While Olympique Lyonnais’ sustainability work can be traced back to 2010, when the club decided to calculate the CO2 footprint of the new stadium (which was still in the design phase), that has evolved since the venue was built.
Because of the stadium’s privately-owned status (its previous Stade de Gerland home was owned by the local authority), Trarieux and her colleagues have much more autonomy when it comes to dealing with energy, water, waste and other operations.
During the break enforced by the Covid-19 pandemic, the club has managed to put a structure in place to transition players away from disposable plastic bottles to reusable ones. This eradication of single-use plastic will filter down to the matchday fans after Olympique Lyonnais signed a “big contract” with conservation organisation Veolia. The pair will establish a number of ‘water bars’ around the stadium concourses so that supporters can hydrate without purchasing bottles.
Since moving into its new home, the club has partnered with the local food bank to donate five tonnes of unsold food every year. All electricity purchased is derived from renewable energy sources, and the club has developed a car share app to decrease fan travel emissions.
The area found directly outside the stadium has been reserved for ambitious biodiversity projects. Six bee hives have been placed in this area, which produce 100 kilograms of honey every year. Local schoolchildren are invited to the plot for free workshops around the hives and in a new 500sq metre pedagogical garden, built with permaculture principles.
Trarieux’s next big project is to oversee a much wider carbon footprint analysis that takes into account internal operations, team travel and the products the club is selling in terms of food and merchandise.
“This will be a complete carbon footprint analysis based on real data,” she says. “Our first big step is to understand clearly and completely what our impact is and the best way to change things.
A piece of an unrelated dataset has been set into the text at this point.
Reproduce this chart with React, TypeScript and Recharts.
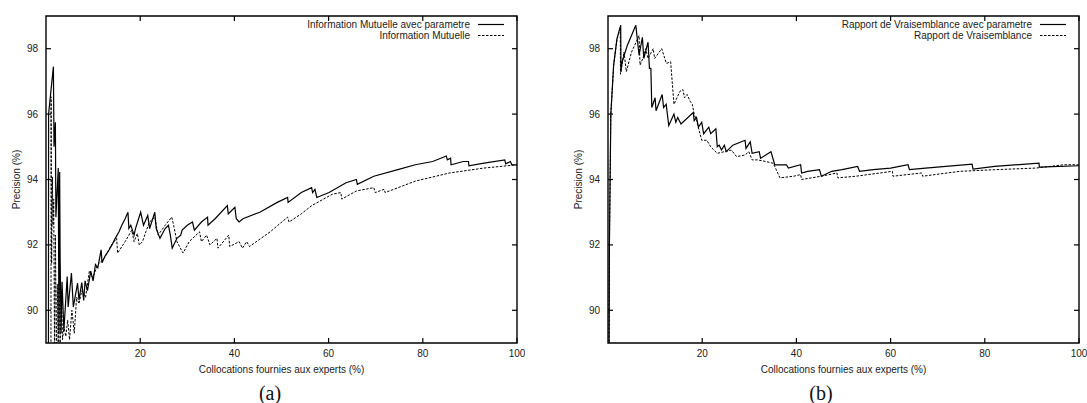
import { Line, LineChart, ReferenceArea, XAxis, YAxis } from "recharts";

const X_TICKS = [20, 40, 60, 80, 100];
const Y_TICKS = [90, 92, 94, 96, 98];
const X_TITLE = "Collocations fournies aux experts (%)";
const Y_TITLE = "Precision (%)";

// (a) Information Mutuelle avec parametre
const miParamX = [0.5, 0.55, 1.57, 1.7, 1.99, 2.1, 2.6, 2.75, 2.9, 3.0, 3.2, 3.4, 3.8, 4.5, 4.7, 5.4, 5.8, 6.7, 7.0, 7.6, 8.0, 8.3, 8.8, 9.5, 10.0, 10.5, 11.0, 11.7, 11.9, 12.5, 13.2, 14.0, 14.7, 15.5, 16.1, 16.8, 17.4, 17.6, 18.0, 18.7, 19.0, 20.1, 20.7, 21.6, 22.0, 23.1, 23.4, 24.2, 25.3, 26.0, 26.4, 26.8, 27.8, 28.6, 28.9, 30.0, 31.1, 31.5, 33.0, 34.3, 34.4, 35.9, 38.5, 38.7, 40.1, 40.4, 41.0, 41.8, 45.4, 49.1, 51.3, 51.4, 54.2, 56.4, 56.6, 57.1, 57.5, 60.1, 63.7, 65.9, 66.1, 69.6, 74.7, 78.4, 82.1, 85.0, 85.2, 85.9, 86.0, 88.6, 89.7, 89.8, 93.0, 97.4, 97.6, 98.6, 98.9, 100];
const miParamY = [85, 96.0, 97.45, 95.0, 95.75, 92.85, 94.35, 89.3, 94.23, 91.64, 89.3, 90.87, 89.4, 91.03, 90.1, 91.14, 90.1, 90.83, 90.32, 90.85, 90.3, 90.9, 90.6, 91.2, 90.9, 91.4, 91.3, 91.85, 91.45, 91.65, 91.8, 92.0, 92.2, 92.4, 92.6, 92.8, 93.0, 92.5, 92.6, 92.3, 92.5, 93.0, 92.6, 92.9, 92.5, 93.0, 92.5, 92.2, 92.5, 92.6, 92.3, 91.9, 92.2, 92.3, 92.45, 92.6, 92.7, 92.45, 92.7, 92.85, 92.6, 92.8, 93.2, 92.95, 93.15, 92.8, 92.7, 92.8, 93.0, 93.3, 93.45, 93.3, 93.6, 93.75, 93.6, 93.7, 93.45, 93.6, 93.9, 94.0, 93.85, 94.1, 94.3, 94.45, 94.55, 94.72, 94.6, 94.65, 94.45, 94.55, 94.55, 94.42, 94.5, 94.6, 94.48, 94.55, 94.45, 94.45];

// (a) Information Mutuelle
const miX = [1.05, 1.08, 1.2, 1.36, 1.5, 1.64, 1.8, 2.0, 2.2, 2.4, 2.6, 2.8, 3.0, 3.3, 3.5, 3.8, 4.2, 4.6, 5.0, 5.5, 6.0, 6.5, 7.0, 7.6, 8.4, 9.2, 9.9, 11.0, 12.4, 13.9, 15.0, 15.2, 16.8, 18.2, 18.7, 19.4, 19.8, 20.5, 21.2, 22.0, 23.1, 23.8, 25.3, 26.7, 27.1, 27.8, 29.1, 30.4, 32.6, 33.0, 34.1, 34.8, 36.3, 36.5, 38.8, 39.0, 41.0, 41.7, 42.6, 43.2, 47.6, 51.3, 51.6, 54.2, 56.4, 60.8, 62.6, 62.8, 65.9, 69.6, 69.9, 71.8, 72.0, 78.4, 85.7, 93.0, 100];
const miY = [85, 96.53, 91.43, 94.08, 92.6, 93.4, 89.0, 92.3, 88.5, 90.8, 88.7, 90.9, 89.0, 90.6, 89.1, 89.5, 89.2, 89.7, 89.1, 90.0, 89.3, 90.4, 90.2, 90.6, 90.4, 91.2, 91.0, 91.4, 91.6, 92.0, 92.2, 91.75, 92.1, 92.45, 92.1, 92.35, 92.0, 92.1, 92.4, 92.7, 92.85, 92.3, 92.6, 92.85, 92.6, 92.1, 91.75, 92.1, 92.4, 92.1, 92.3, 92.0, 92.2, 91.9, 92.3, 91.95, 92.1, 91.9, 92.1, 91.95, 92.4, 92.85, 92.7, 92.95, 93.2, 93.55, 93.6, 93.4, 93.65, 93.75, 93.6, 93.7, 93.6, 93.95, 94.2, 94.35, 94.45];

// (b) Rapport de Vraisemblance avec parametre
const rvParamX = [0.15, 0.3, 0.6, 1.2, 1.9, 2.7, 2.75, 3.0, 4.1, 5.9, 6.6, 7.3, 7.6, 8.5, 8.8, 9.1, 9.3, 10.0, 10.2, 11.5, 11.8, 12.35, 12.9, 14.0, 14.4, 14.8, 15.5, 18.1, 18.3, 18.8, 19.2, 19.9, 20.3, 21.4, 21.8, 22.9, 23.2, 23.6, 24.1, 24.7, 25.1, 26.5, 29.1, 29.3, 30.2, 30.6, 32.1, 32.4, 34.6, 35.4, 36.5, 37.9, 38.3, 40.9, 41.1, 42.4, 44.9, 45.3, 47.5, 49.7, 53.0, 53.4, 56.3, 60.0, 63.7, 64.0, 67.4, 77.3, 77.5, 82.1, 91.5, 91.6, 100];
const rvParamY = [85, 92.0, 96.0, 97.5, 98.3, 98.72, 97.3, 97.6, 98.1, 98.72, 97.8, 98.35, 97.7, 98.2, 97.4, 97.4, 96.2, 96.5, 96.1, 96.6, 96.2, 96.3, 95.65, 96.0, 95.75, 95.9, 95.7, 96.05, 95.8, 95.9, 95.6, 95.75, 95.4, 95.6, 95.4, 95.55, 95.0, 95.05, 94.9, 95.05, 94.85, 95.05, 95.2, 94.95, 95.15, 94.8, 94.85, 94.65, 94.85, 94.45, 94.45, 94.45, 94.35, 94.45, 94.2, 94.25, 94.3, 94.1, 94.25, 94.3, 94.4, 94.25, 94.3, 94.35, 94.45, 94.3, 94.35, 94.47, 94.32, 94.4, 94.5, 94.38, 94.42];

// (b) Rapport de Vraisemblance
const rvX = [0.15, 0.3, 0.6, 1.2, 1.9, 2.6, 2.65, 3.4, 3.9, 5.0, 6.6, 6.8, 7.4, 8.0, 8.5, 9.6, 9.9, 11.4, 12.4, 13.3, 14.0, 15.3, 15.9, 16.25, 16.8, 17.4, 17.9, 18.3, 18.8, 19.9, 21.0, 21.8, 23.2, 24.7, 26.2, 27.3, 29.1, 29.9, 30.6, 31.7, 33.5, 35.0, 35.4, 36.5, 39.4, 40.9, 41.1, 45.3, 48.6, 48.8, 52.6, 60.4, 60.5, 66.6, 66.8, 74.7, 82.1, 90.9, 96.8, 100];
const rvY = [85, 92.0, 96.0, 97.5, 98.3, 98.65, 97.22, 97.9, 97.3, 97.9, 98.4, 97.5, 97.7, 98.0, 97.7, 98.0, 97.7, 98.0, 97.55, 97.6, 96.3, 96.7, 96.75, 96.5, 96.6, 96.4, 96.3, 96.0, 95.8, 95.2, 95.2, 95.0, 94.8, 94.85, 94.9, 94.7, 94.75, 94.85, 94.6, 94.6, 94.55, 94.5, 94.4, 94.05, 94.1, 94.15, 94.0, 94.1, 94.2, 94.05, 94.1, 94.25, 94.1, 94.2, 94.1, 94.25, 94.3, 94.35, 94.45, 94.45];

const toRows = (xs: number[], ys: number[]) => xs.map((x, i) => ({ x, y: ys[i] }));

const FONT = "'Liberation Sans', Arial, Helvetica, sans-serif";
const textStyle = { fill: "#222", fontSize: 10, fontFamily: FONT };
const INK = "#000";

// plot box inside each panel (margin + axis sizes below)
const PLOT_TOP = 16;
const PLOT_BOTTOM = 343;
const PLOT_LEFT = 46;
const PLOT_RIGHT = 517;
const TICK_LEN = 5;

// gnuplot style ticks: inward, mirrored on the opposite border
function XTick(props: any) {
  const { y, payload } = props;
  const x = payload.coordinate;
  return (
    <g>
      <line x1={x} x2={x} y1={PLOT_BOTTOM} y2={PLOT_BOTTOM - TICK_LEN} stroke={INK} strokeWidth={1.2} />
      <line x1={x} x2={x} y1={PLOT_TOP} y2={PLOT_TOP + TICK_LEN} stroke={INK} strokeWidth={1.2} />
      <text x={x} y={y} dy="0.71em" textAnchor="middle" {...textStyle}>{payload.value}</text>
    </g>
  );
}

function YTick(props: any) {
  const { x, payload } = props;
  const y = payload.coordinate;
  return (
    <g>
      <line x1={PLOT_LEFT} x2={PLOT_LEFT + TICK_LEN} y1={y} y2={y} stroke={INK} strokeWidth={1.2} />
      <line x1={PLOT_RIGHT - TICK_LEN} x2={PLOT_RIGHT} y1={y} y2={y} stroke={INK} strokeWidth={1.2} />
      <text x={x} y={y} dy="0.355em" textAnchor="end" {...textStyle}>{payload.value}</text>
    </g>
  );
}

type PanelProps = {
  left: number;
  solid: { x: number; y: number }[];
  dashed: { x: number; y: number }[];
  names: [string, string];
};

function Panel({ left, solid, dashed, names }: PanelProps) {
  return (
    <div style={{ position: "absolute", left, top: 0, width: 525, height: 403 }}>
      <LineChart width={525} height={403} margin={{ top: PLOT_TOP, right: 525 - PLOT_RIGHT, bottom: 20, left: 0 }}>
        <XAxis
          type="number"
          dataKey="x"
          domain={[0, 100]}
          ticks={X_TICKS}
          allowDataOverflow
          height={40}
          axisLine={false}
          tickLine={false}
          tickSize={0}
          tickMargin={7}
          tick={<XTick />}
          label={{ value: X_TITLE, position: "center", dy: 6, style: textStyle }}
        />
        <YAxis
          type="number"
          domain={[89, 99]}
          ticks={Y_TICKS}
          allowDataOverflow
          width={PLOT_LEFT}
          axisLine={false}
          tickLine={false}
          tickSize={0}
          tickMargin={8}
          tick={<YTick />}
          label={{ value: Y_TITLE, angle: -90, position: "center", dx: -7, style: textStyle }}
        />
        <ReferenceArea x1={0} x2={100} y1={89} y2={99} fill="none" stroke={INK} strokeWidth={1.4} />
        <Line
          data={dashed}
          dataKey="y"
          type="linear"
          stroke="#000"
          strokeWidth={1}
          strokeDasharray="2.5 1.5"
          dot={false}
          isAnimationActive={false}
        />
        <Line
          data={solid}
          dataKey="y"
          type="linear"
          stroke="#000"
          strokeWidth={1.2}
          dot={false}
          isAnimationActive={false}
        />
      </LineChart>
      <div style={{ position: "absolute", top: 19, right: 21, fontFamily: FONT, fontSize: 10, color: "#222", lineHeight: "11px" }}>
        {names.map((n, i) => (
          <div key={n} style={{ display: "flex", justifyContent: "flex-end", alignItems: "center" }}>
            <span>{n}</span>
            <svg width={34} height={11}>
              <line x1={8} x2={34} y1={5.5} y2={5.5} stroke="#000" strokeWidth={i === 0 ? 1.2 : 1} strokeDasharray={i === 0 ? undefined : "2.5 1.5"} />
            </svg>
          </div>
        ))}
      </div>
    </div>
  );
}

export default function App() {
  const caption = { position: "absolute" as const, top: 382, width: 60, textAlign: "center" as const, fontFamily: "'Liberation Serif', 'Times New Roman', serif", fontSize: 20, lineHeight: "22px", color: "#111" };
  return (
    <div style={{ position: "absolute", left: 0, top: 0, width: 1087, height: 403, background: "#fff", overflow: "hidden" }}>
      <Panel left={0} solid={toRows(miParamX, miParamY)} dashed={toRows(miX, miY)} names={["Information Mutuelle avec parametre", "Information Mutuelle"]} />
      <Panel left={562} solid={toRows(rvParamX, rvParamY)} dashed={toRows(rvX, rvY)} names={["Rapport de Vraisemblance avec parametre", "Rapport de Vraisemblance"]} />
      <div style={{ ...caption, left: 240 }}>(a)</div>
      <div style={{ ...caption, left: 791 }}>(b)</div>
    </div>
  );
}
“We are on the stock exchange, so it’s better to have environmental engagement when talking to investors, but we’re currently focused on mitigating the risks than searching for the business opportunities. Now we’re investing in a new arena that will host concerts and Euroleague basketball, and it’s better to negotiate with local authorities taking environmental issues into account.”
Whether French football can position itself as a leading light in the nation’s (and sport’s) transition to a low-carbon future remains to be seen. But with the national government, professional league, high-profile clubs and amateur teams all shooting at the same target, an interesting model is being developed that other sports and countries may be watching with interest.